Pushing noble liquids to new limits: dark matter detection in xenon and superfluid helium

Pushing noble liquids to new limits: dark matter detection in xenon and superfluid helium
Scott Hertel, UC Berkeley
Date and time: Tue, Mar 01, 2016 - 2:30pm
Location: LGRT 419B
Category: ACFI Seminar
Abstract:
We live immersed in a bath of particles beyond the standard model. I will describe several technological efforts to detect interactions between these ghostly particles and standard atomic nuclei, efforts that may in time reveal the more fundamental 'standard' model we know is waiting.

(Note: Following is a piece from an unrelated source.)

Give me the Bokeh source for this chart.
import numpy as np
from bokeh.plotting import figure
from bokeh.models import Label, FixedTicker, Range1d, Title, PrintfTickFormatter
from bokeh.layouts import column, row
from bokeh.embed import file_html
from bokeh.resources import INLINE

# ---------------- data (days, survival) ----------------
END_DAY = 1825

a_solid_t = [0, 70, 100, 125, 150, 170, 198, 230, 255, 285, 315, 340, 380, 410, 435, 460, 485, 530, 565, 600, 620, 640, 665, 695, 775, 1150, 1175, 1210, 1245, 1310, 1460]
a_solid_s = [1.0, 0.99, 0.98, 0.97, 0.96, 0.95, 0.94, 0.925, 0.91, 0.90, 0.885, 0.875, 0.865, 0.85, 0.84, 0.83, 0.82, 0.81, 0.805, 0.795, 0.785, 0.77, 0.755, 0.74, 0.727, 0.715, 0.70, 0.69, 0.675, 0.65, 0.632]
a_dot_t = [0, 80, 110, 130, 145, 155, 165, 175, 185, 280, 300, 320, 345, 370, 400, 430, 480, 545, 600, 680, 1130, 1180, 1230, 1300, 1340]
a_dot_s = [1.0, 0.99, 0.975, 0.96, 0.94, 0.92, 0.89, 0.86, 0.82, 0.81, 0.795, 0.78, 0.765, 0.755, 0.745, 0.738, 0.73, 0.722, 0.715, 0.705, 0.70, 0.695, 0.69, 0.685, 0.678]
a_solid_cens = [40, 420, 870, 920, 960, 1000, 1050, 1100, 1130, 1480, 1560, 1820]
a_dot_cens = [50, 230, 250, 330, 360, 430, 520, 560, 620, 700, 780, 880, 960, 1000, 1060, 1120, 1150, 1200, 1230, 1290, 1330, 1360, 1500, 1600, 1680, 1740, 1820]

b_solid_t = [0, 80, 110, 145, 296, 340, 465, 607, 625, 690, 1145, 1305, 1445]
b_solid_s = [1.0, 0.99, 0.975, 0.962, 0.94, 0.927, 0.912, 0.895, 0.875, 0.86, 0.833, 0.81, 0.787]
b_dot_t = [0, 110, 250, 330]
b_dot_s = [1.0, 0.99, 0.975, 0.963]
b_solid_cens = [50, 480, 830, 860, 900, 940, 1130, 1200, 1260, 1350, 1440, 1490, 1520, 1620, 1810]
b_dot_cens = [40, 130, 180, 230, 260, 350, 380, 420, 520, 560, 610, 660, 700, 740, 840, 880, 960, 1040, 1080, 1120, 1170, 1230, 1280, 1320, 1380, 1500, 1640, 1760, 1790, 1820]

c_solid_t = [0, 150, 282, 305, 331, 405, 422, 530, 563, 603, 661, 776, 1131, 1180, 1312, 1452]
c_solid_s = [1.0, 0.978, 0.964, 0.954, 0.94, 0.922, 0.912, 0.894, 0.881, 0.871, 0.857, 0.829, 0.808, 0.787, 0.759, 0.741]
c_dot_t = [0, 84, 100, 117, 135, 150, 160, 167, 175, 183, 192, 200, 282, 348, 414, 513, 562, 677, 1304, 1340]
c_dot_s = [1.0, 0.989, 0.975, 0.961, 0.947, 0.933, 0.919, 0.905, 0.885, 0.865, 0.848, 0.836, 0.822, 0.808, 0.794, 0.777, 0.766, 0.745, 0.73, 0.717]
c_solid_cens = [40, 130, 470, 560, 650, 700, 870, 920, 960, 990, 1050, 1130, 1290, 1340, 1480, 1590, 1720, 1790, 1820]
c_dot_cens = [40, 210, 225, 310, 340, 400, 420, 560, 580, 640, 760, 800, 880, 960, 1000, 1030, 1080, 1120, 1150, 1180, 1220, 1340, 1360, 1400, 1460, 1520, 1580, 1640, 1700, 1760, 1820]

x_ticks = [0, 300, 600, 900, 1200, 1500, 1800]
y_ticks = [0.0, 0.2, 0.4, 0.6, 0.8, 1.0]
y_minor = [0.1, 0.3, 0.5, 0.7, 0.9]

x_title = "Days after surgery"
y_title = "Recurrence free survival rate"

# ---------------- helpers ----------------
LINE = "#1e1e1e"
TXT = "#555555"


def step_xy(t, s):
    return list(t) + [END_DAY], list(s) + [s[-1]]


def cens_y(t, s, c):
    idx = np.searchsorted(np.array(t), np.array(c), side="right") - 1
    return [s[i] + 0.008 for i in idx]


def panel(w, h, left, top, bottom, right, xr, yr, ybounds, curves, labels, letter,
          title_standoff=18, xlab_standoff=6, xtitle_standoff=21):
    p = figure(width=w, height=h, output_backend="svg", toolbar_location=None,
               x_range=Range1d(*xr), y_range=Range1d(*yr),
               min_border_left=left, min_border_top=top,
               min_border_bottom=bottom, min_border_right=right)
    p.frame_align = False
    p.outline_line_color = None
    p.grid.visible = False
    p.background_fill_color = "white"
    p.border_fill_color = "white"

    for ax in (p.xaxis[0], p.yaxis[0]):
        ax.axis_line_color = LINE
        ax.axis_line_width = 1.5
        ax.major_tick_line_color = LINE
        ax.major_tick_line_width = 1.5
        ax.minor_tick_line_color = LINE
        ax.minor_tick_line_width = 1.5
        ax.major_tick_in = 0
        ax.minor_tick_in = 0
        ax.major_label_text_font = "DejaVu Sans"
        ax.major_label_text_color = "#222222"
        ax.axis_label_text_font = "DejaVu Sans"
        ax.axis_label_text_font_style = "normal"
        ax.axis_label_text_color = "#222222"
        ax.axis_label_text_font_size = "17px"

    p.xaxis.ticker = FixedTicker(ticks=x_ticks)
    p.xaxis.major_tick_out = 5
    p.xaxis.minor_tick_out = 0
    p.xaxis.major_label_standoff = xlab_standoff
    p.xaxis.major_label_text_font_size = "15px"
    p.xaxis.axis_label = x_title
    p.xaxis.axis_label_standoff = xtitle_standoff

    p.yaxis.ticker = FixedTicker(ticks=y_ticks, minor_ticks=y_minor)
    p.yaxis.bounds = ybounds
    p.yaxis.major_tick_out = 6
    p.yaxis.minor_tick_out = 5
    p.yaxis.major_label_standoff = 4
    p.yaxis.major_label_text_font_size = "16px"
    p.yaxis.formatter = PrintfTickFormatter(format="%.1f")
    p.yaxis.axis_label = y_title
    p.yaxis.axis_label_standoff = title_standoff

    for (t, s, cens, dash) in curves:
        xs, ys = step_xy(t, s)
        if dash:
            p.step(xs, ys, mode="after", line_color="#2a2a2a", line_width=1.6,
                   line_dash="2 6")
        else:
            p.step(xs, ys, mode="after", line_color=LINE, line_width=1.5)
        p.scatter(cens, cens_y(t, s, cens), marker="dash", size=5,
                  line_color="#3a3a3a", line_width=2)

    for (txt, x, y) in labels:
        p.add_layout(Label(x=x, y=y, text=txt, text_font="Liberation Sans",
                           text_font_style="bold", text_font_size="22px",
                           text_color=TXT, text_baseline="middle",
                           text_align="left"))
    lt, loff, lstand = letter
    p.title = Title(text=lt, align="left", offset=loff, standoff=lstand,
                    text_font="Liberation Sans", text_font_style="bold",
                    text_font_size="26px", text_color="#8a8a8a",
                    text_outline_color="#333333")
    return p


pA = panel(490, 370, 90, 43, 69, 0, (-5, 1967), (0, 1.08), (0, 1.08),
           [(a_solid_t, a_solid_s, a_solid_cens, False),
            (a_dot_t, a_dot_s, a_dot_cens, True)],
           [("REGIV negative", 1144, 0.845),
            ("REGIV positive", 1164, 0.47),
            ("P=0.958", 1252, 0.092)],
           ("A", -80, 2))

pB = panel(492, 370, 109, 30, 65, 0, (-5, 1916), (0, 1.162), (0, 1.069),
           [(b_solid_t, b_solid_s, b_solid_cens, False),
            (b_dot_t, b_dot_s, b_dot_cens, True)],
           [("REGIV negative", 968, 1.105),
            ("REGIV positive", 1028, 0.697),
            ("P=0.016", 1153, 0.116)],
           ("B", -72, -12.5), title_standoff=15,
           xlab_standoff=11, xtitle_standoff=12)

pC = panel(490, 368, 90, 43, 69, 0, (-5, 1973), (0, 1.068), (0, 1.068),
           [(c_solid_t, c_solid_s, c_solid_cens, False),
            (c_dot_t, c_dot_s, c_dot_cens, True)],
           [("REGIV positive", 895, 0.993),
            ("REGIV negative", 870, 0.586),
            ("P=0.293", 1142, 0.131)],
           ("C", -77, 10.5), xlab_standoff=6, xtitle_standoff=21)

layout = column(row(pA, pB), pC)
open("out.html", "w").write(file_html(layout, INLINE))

Liquefied noble elements are increasingly the standard target material for this effort. I will give an overview of two xenon-based efforts, the ongoing LUX experiment and its successor LZ, emphasizing our recently-improved world-leading sensitivity and our efforts to better calibrate such detectors by mixing radioactive isotopes into the liquid xenon itself. Light-mass dark matter hypotheses are difficult to probe in liquid xenon, which motivates detector development using the lightest noble: helium. Its superfluid phase supports unique low-energy excitations, and its mK-scale temperature supports the use of ultra-sensitive calorimetry. I will discuss a recent demonstration of this approach, along with a general outlook for the field as a whole.